Sterns helped Resorts International become the first licensed casino to open outside Nevada. He also served as chief counsel to New Jersey Gov. Richard Hughes, and served in the administrations of Presidents Kennedy and Johnson.

Bigham says Sterns was so successful because in addition to his legal talents, he had a knack for bringing people together and reaching consensus.

"Everybody loved Joel; he had a real warmth," Bigham said. "You hear a lot about what a great lawyer he was, but there was a lot more to him than that. He had this special skill of bringing people together."

Sterns "was a key player in the early days of casino gaming in Atlantic City," said Dan Heneghan, a spokesman for the New Jersey Casino Control Commission who covered Sterns as a reporter during that era.

"He was a key player in 1976 and '77 when the Casino Control Act was being drafted, and he represented Resorts for years and years after that," he said.

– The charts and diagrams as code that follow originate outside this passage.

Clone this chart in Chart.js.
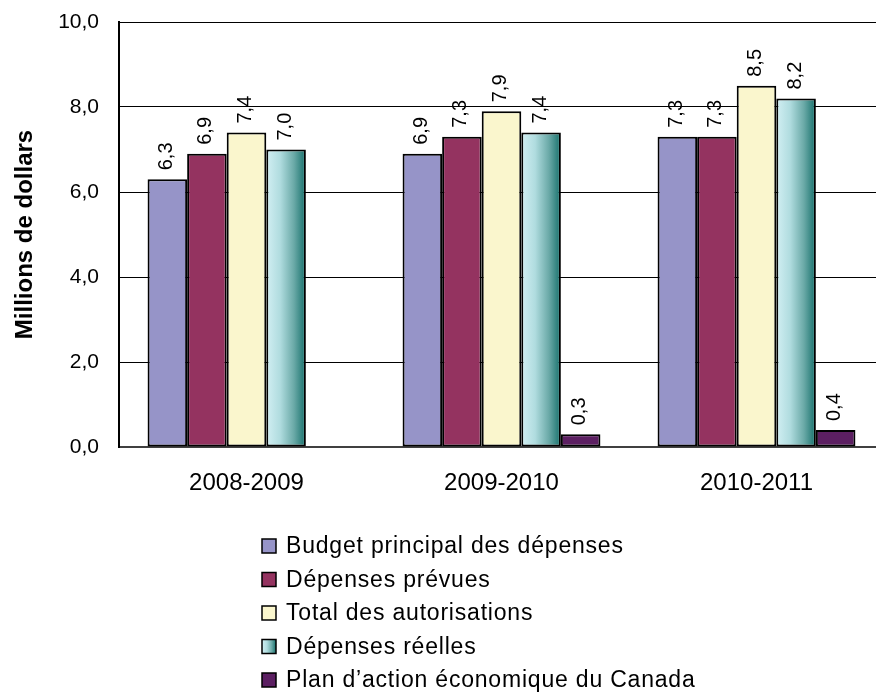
<!DOCTYPE html>
<html>
<head>
<meta charset="utf-8">
<script src="https://cdn.jsdelivr.net/npm/chart.js@4.4.1/dist/chart.umd.min.js"></script>
<style>
html, body { margin: 0; padding: 0; background: #fff; overflow: hidden; }
#wrap { width: 886px; height: 693px; }
</style>
</head>
<body>
<div id="wrap"><canvas id="budgetChart" width="886" height="693"></canvas></div>
<script>
// data
const years = ['2008-2009', '2009-2010', '2010-2011'];
const seriesNames = [
    'Budget principal des dépenses',
    'Dépenses prévues',
    'Total des autorisations',
    'Dépenses réelles',
    'Plan d\u2019action économique du Canada'
];
const budgetPrincipal = [6.3, 6.9, 7.3];
const depensesPrevues = [6.9, 7.3, 7.3];
const totalAutorisations = [7.4, 7.9, 8.5];
const depensesReelles = [7.0, 7.4, 8.2];
const planAction = [null, 0.3, 0.4];
const yTicks = [0, 2, 4, 6, 8, 10];

const CAT_PCT = 0.776;
const FONT = "'Liberation Sans', Arial, sans-serif";
Chart.defaults.font.family = FONT;
Chart.defaults.color = '#000';

const fmt = v => v.toFixed(1).replace('.', ',');

function tealGradient(c, left, width) {
    const g = c.createLinearGradient(left, 0, left + width, 0);
    g.addColorStop(0, '#d2eff3');
    g.addColorStop(0.35, '#b0dcdf');
    g.addColorStop(0.7, '#6aa9a7');
    g.addColorStop(1, '#16706b');
    return g;
}

function tealFill(ctx) {
    const chart = ctx.chart;
    const x = chart.scales && chart.scales.x;
    if (!x || ctx.dataIndex === undefined || !isFinite(x.width)) return '#8cc8c8';
    const catW = x.width / years.length;
    const groupW = catW * CAT_PCT;
    const barW = groupW / seriesNames.length;
    const left = x.getPixelForValue(ctx.dataIndex) - groupW / 2 + barW * ctx.datasetIndex;
    return tealGradient(chart.ctx, left, barW);
}

const fills = ['#9694c8', '#943360', '#faf6cd', tealFill, '#5c1f62'];
const swatch = ['#9694c8', '#943360', '#faf6cd', null, '#5c1f62'];
const values = [budgetPrincipal, depensesPrevues, totalAutorisations, depensesReelles, planAction];

// rotated value labels above each bar
const valueLabels = {
    id: 'valueLabels',
    afterDatasetsDraw(chart) {
        const c = chart.ctx;
        c.save();
        c.font = '20px ' + FONT;
        c.fillStyle = '#000';
        c.textAlign = 'left';
        c.textBaseline = 'middle';
        chart.data.datasets.forEach((ds, i) => {
            chart.getDatasetMeta(i).data.forEach((bar, j) => {
                const v = ds.data[j];
                if (v === null || v === undefined) return;
                c.save();
                c.translate(bar.x - 1, bar.y - 9);
                c.rotate(-Math.PI / 2);
                c.fillText(fmt(v), 0, 0);
                c.restore();
            });
        });
        c.restore();
    }
};

// vertical legend under the plot
const sideLegend = {
    id: 'sideLegend',
    afterDraw(chart) {
        const c = chart.ctx;
        c.save();
        c.font = '23px ' + FONT;
        c.letterSpacing = '0.8px';
        c.textAlign = 'left';
        c.textBaseline = 'middle';
        seriesNames.forEach((name, i) => {
            const y = 546 + i * 33.5;
            const bx = 262, by = y - 7, bs = 14;
            c.fillStyle = swatch[i] || tealGradient(c, bx, bs);
            c.fillRect(bx, by, bs, bs);
            c.lineWidth = 1.5;
            c.strokeStyle = '#000';
            c.strokeRect(bx, by, bs, bs);
            c.fillStyle = '#000';
            c.fillText(name, 286, y + 1);
        });
        c.letterSpacing = '0px';
        c.restore();
    }
};

new Chart(document.getElementById('budgetChart'), {
    type: 'bar',
    data: {
        labels: years,
        datasets: seriesNames.map((name, i) => ({
            label: name,
            data: values[i],
            backgroundColor: fills[i],
            borderColor: '#000',
            borderWidth: 2,
            borderSkipped: false,
            categoryPercentage: CAT_PCT,
            barPercentage: 1
        }))
    },
    options: {
        responsive: false,
        animation: false,
        layout: { padding: { top: 22, right: 2, bottom: 186, left: 0 } },
        plugins: {
            legend: { display: false },
            tooltip: { enabled: false }
        },
        scales: {
            x: {
                grid: { display: false },
                border: { color: '#404040', width: 2 },
                ticks: { font: { size: 24 }, color: '#000', padding: 14 },
                afterFit(s) { s.height = 60; s.paddingLeft = 0; s.paddingRight = 0; }
            },
            y: {
                min: 0,
                max: 10,
                afterBuildTicks(s) { s.ticks = yTicks.map(v => ({ value: v })); },
                ticks: { font: { size: 21 }, color: '#000', padding: 20, callback: v => fmt(v) },
                grid: { color: '#000', lineWidth: 1, drawTicks: false },
                border: { color: '#000', width: 2 },
                title: {
                    display: true,
                    text: 'Millions de dollars',
                    font: { size: 24, weight: 'bold' },
                    color: '#000',
                    padding: { top: 11 }
                },
                afterFit(s) { s.width = 119; s.paddingTop = 0; s.paddingBottom = 0; }
            }
        }
    },
    plugins: [valueLabels, sideLegend]
});
</script>
</body>
</html>
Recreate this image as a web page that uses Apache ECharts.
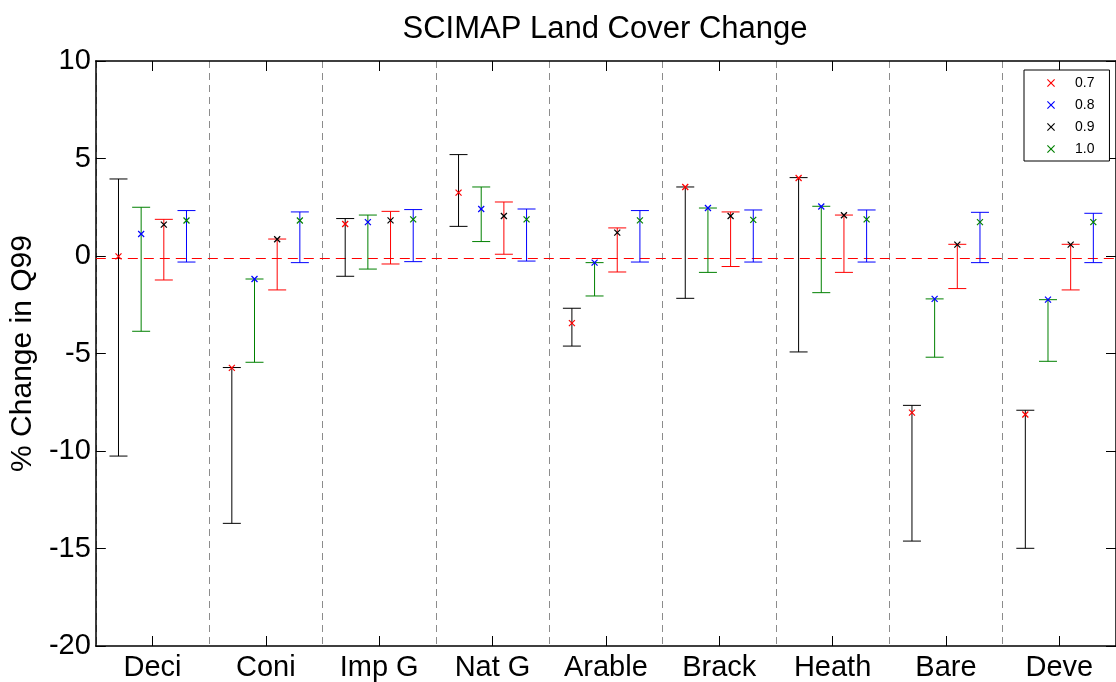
<!DOCTYPE html>
<html>
<head>
<meta charset="utf-8">
<script src="https://cdn.jsdelivr.net/npm/echarts@6/dist/echarts.min.js"></script>
<style>
html,body{margin:0;padding:0;background:#fff;}
#chart{width:1116px;height:682px;}
</style>
</head>
<body>
<div id="chart"></div>
<script>
const categories = ['Deci', 'Coni', 'Imp G', 'Nat G', 'Arable', 'Brack', 'Heath', 'Bare', 'Deve'];
const yTicks = [-20, -15, -10, -5, 0, 5, 10];
const seriesNames = ['0.7', '0.8', '0.9', '1.0'];

// value at marker, lower and upper error bar ends
const mid07 = [-0.02, -5.74, 1.64, 3.25, -3.44, 3.54, 4.00, -8.03, -8.13];
const low07 = [-10.26, -13.71, -1.04, 1.52, -4.62, -2.17, -4.92, -14.62, -14.99];
const high07 = [3.95, -5.72, 1.92, 5.20, -2.68, 3.54, 4.02, -7.66, -7.91];

const mid08 = [1.13, -1.18, 1.74, 2.41, -0.34, 2.46, 2.54, -2.20, -2.24];
const low08 = [-3.86, -5.45, -0.67, 0.74, -2.05, -0.84, -1.88, -5.19, -5.40];
const high08 = [2.50, -1.18, 2.10, 3.54, -0.34, 2.46, 2.55, -2.20, -2.24];

const mid09 = [1.61, 0.86, 1.83, 2.05, 1.20, 2.05, 2.09, 0.58, 0.58];
const low09 = [-1.23, -1.74, -0.41, 0.09, -0.82, -0.54, -0.84, -1.67, -1.74];
const high09 = [1.88, 0.87, 2.29, 2.77, 1.44, 2.26, 2.10, 0.60, 0.60];

const mid10 = [1.82, 1.82, 1.88, 1.88, 1.83, 1.85, 1.88, 1.74, 1.74];
const low10 = [-0.31, -0.34, -0.29, -0.26, -0.31, -0.31, -0.31, -0.34, -0.34];
const high10 = [2.33, 2.26, 2.38, 2.41, 2.33, 2.36, 2.36, 2.24, 2.19];

const refLine = -0.13;

const markerColors = ['#ff0000', '#0000ff', '#000000', '#008000'];
const barColors = ['#000000', '#008000', '#ff0000', '#0000ff'];
const offsets = [-0.3, -0.1, 0.1, 0.3];
const seriesData = [
  [mid07, low07, high07],
  [mid08, low08, high08],
  [mid09, low09, high09],
  [mid10, low10, high10]
];

const FONT = "'Liberation Sans', Arial, Helvetica, sans-serif";
const xIcon = 'path://M0,1 L1,0 L5,4 L9,0 L10,1 L6,5 L10,9 L9,10 L5,6 L1,10 L0,9 L4,5 Z';

function makeRender(si) {
  return function (params, api) {
    const ci = api.value(0);
    const pl = api.coord([ci, api.value(1)]);
    const ph = api.coord([ci, api.value(2)]);
    const pm = api.coord([ci, api.value(3)]);
    const bw = api.size([1, 0])[0];
    const x = pl[0] + offsets[si] * bw;
    const cap = 9;
    const m = 3;
    const bs = {stroke: barColors[si], lineWidth: 1};
    const ms = {stroke: markerColors[si], lineWidth: 1.2};
    return {
      type: 'group',
      children: [
        {type: 'line', shape: {x1: x, y1: ph[1], x2: x, y2: pl[1]}, style: bs},
        {type: 'line', shape: {x1: x - cap, y1: ph[1], x2: x + cap, y2: ph[1]}, style: bs},
        {type: 'line', shape: {x1: x - cap, y1: pl[1], x2: x + cap, y2: pl[1]}, style: bs},
        {type: 'line', shape: {x1: x - m, y1: pm[1] - m, x2: x + m, y2: pm[1] + m}, style: ms},
        {type: 'line', shape: {x1: x - m, y1: pm[1] + m, x2: x + m, y2: pm[1] - m}, style: ms}
      ]
    };
  };
}

const series = seriesNames.map(function (name, si) {
  const d = seriesData[si];
  const s = {
    name: name,
    type: 'custom',
    itemStyle: {color: markerColors[si]},
    renderItem: makeRender(si),
    encode: {x: 0, y: [1, 2, 3]},
    data: categories.map(function (c, i) { return [i, d[1][i], d[2][i], d[0][i]]; }),
    z: 3
  };
  if (si === 0) {
    s.markLine = {
      silent: true,
      symbol: ['none', 'none'],
      label: {show: false},
      lineStyle: {color: '#ff0000', type: [10, 6], width: 1},
      data: [{yAxis: refLine}],
      z: 2
    };
  }
  return s;
});

const chart = echarts.init(document.getElementById('chart'), null, {renderer: 'canvas'});
chart.setOption({
  animation: false,
  backgroundColor: '#ffffff',
  textStyle: {fontFamily: FONT},
  title: {
    text: 'SCIMAP Land Cover Change',
    left: 600,
    textAlign: 'center',
    top: 9,
    textStyle: {fontFamily: FONT, fontSize: 31, fontWeight: 'normal', color: '#000'}
  },
  legend: {
    orient: 'vertical',
    left: 1024,
    top: 70,
    padding: [6, 15, 5, 23],
    itemWidth: 8,
    itemHeight: 8,
    itemGap: 8,
    borderColor: '#000',
    borderWidth: 1,
    backgroundColor: '#fff',
    textStyle: {fontFamily: FONT, fontSize: 14, color: '#000', padding: [0, 0, 0, 15]},
    data: seriesNames.map(function (n, i) {
      return {name: n, icon: xIcon, itemStyle: {color: markerColors[i]}};
    })
  },
  grid: {left: 94, top: 61, width: 1024, height: 585, containLabel: false},
  xAxis: [
    {
      type: 'category',
      data: categories,
      position: 'bottom',
      boundaryGap: true,
      axisLine: {show: true, onZero: false, lineStyle: {color: '#000', width: 1.5}},
      axisTick: {show: true, inside: true, length: 10, alignWithLabel: true, lineStyle: {color: '#000'}},
      axisLabel: {fontFamily: FONT, fontSize: 29, color: '#000', margin: 7},
      splitLine: {show: true, lineStyle: {color: '#8c8c8c', type: [7, 5], width: 1}}
    },
    {
      type: 'category',
      data: categories,
      position: 'top',
      boundaryGap: true,
      axisLine: {show: true, onZero: false, lineStyle: {color: '#000', width: 1.5}},
      axisTick: {show: true, inside: true, length: 10, alignWithLabel: true, lineStyle: {color: '#000'}},
      axisLabel: {show: false},
      splitLine: {show: false}
    }
  ],
  yAxis: [
    {
      type: 'value',
      min: -20,
      max: 10,
      interval: 5,
      position: 'left',
      name: '% Change in Q99',
      nameLocation: 'middle',
      nameRotate: 90,
      nameGap: 57,
      nameTextStyle: {fontFamily: FONT, fontSize: 30, color: '#000'},
      axisLine: {show: true, onZero: false, lineStyle: {color: '#000', width: 1.5}},
      axisTick: {show: true, inside: true, length: 10, lineStyle: {color: '#000'}},
      axisLabel: {fontFamily: FONT, fontSize: 29, color: '#000', margin: 5,
        formatter: function (v) { return yTicks.indexOf(v) >= 0 ? String(v) : ''; }},
      splitLine: {show: false}
    },
    {
      type: 'value',
      min: -20,
      max: 10,
      interval: 5,
      position: 'right',
      axisLine: {show: true, onZero: false, lineStyle: {color: '#000', width: 1.5}},
      axisTick: {show: true, inside: true, length: 10, lineStyle: {color: '#000'}},
      axisLabel: {show: false},
      splitLine: {show: false}
    }
  ],
  series: series
});
</script>
</body>
</html>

His firm continues to be deeply active in Atlantic City casino regulatory cases today.

Sterns held several positions with the state and federal governments. He served as Assistant to the Director of the federal Alliance for Progress, and Executive Assistant to the Chairman of the Import Export Bank of the United States.

In New Jersey, he was Executive Assistant and Acting Commissioner of the Department of Conservation and Economic Development (the predecessor to the present Department of Environmental Protection) from 1958-1960, and from 1965-1968, he was Deputy and Acting Commissioner of the Department of Community Affairs.

Sterns, who lived in Washington Crossing, Pa., also had a home on Martha's Vineyard in Massachusetts.